Two new naval facilities are presently being built. Port Qasim (Karachi) dockyard is being adapted as a facility for the new Agosta-90Bs, while Ormara (in the Baluchistan Province) will be the replacement for the overcrowded Karachi naval piers. This new base is being built by Belgian and Turkish companies over a three-year period and a contract price of Rs4 billion. It is difficult not to foresee, however, severe difficulties with the local production of advanced submarines. Other developing countries, with a more advanced industrial base than that of Pakistan, had to suffer dramatic failures and delays when they tried to produce such boats under license. Nevertheless, the challenge posed by this program and the possible technology side effects could help to boost Pakistan's industry. This is evedent as Pakistan recently launched a locally built corvette PNS Jalalat into service. It has replaced the earier PNS Jalalat, a 79 ton Haibat (Hegu) class Fast Attack Craft/Missile acquired from China in 1981 now placed in reserve. Other domestically produced crafts include the first indigenously assembled Munsif (Eridan) class minehunter, PNS Mujahid from parts supplied by France's Lorient Dockyard
Despite the long dispute over the Pressler Amendment and possible violations of both the nuclear Non-Proliferation Treaty (NPT) and the Missile Technology Control Regime (MTCR), Pakistan is definitely considered a friend by most Western governments.

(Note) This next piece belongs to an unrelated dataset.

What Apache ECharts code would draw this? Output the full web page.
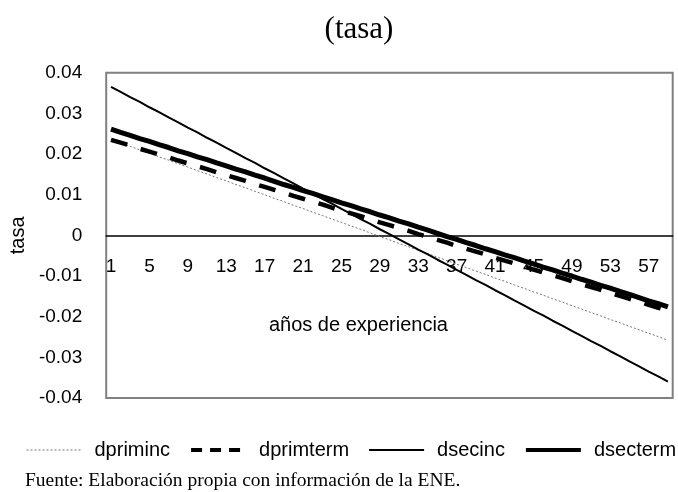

Pakistan provided 7,000 soldiers for the UN expeditionary force in Somalia and is considering the deployment of 3,000 men in Bosnia as peacekeepers. The Islamic question is probably the most puzzling for the West.
Nonetheless, the Pakistani government is actively trying to contain the illegal trade in small arms in the region and fight the illicit traffic in drugs. This seems to be a very good reason for all the Western world to consider Pakistan as a friendly country The important deals in naval material signed in the last few years are proof of this attitude.